Der 1.-August-Aufmarsch von Rechtsextremen in Brunnen und auf der Rütliwiese verlief ohne Zwischenfälle
Rund 400 Rechtsradikale hatten ihre eigene 1.-August-Feier auf dem Rütli. Die Tell-Spiele verliefen ungestört.
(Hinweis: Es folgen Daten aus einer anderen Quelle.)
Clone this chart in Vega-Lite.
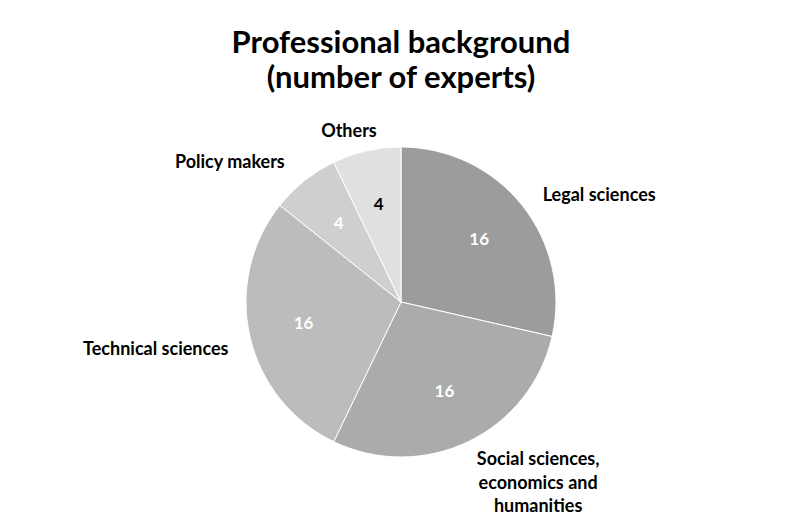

Und auch in Brunnen und in der Stadt Luzern kam es nicht zu den befürchteten Zusammenstössen mit Antifaschisten.
Ueli Bachmann, Brunnen
Männer mit kahlgeschoren Köpfen, schwarzen Hosen und Leibchen mit einschlägigen Emblemen, Frauen in roten T-Shirts mit Schweizer Kreuz und Kampfstiefeln ? und alle mit erhobener Schwurhand: An dieses Bild auf dem Rütli muss man sich erst noch gewöhnen. 400 Personen aus dem rechtsradikalen Umfeld waren dem Aufruf der rechtsextremen Partei National Orientierter Schweizer (Pnos) auf die Rütliwiese gefolgt.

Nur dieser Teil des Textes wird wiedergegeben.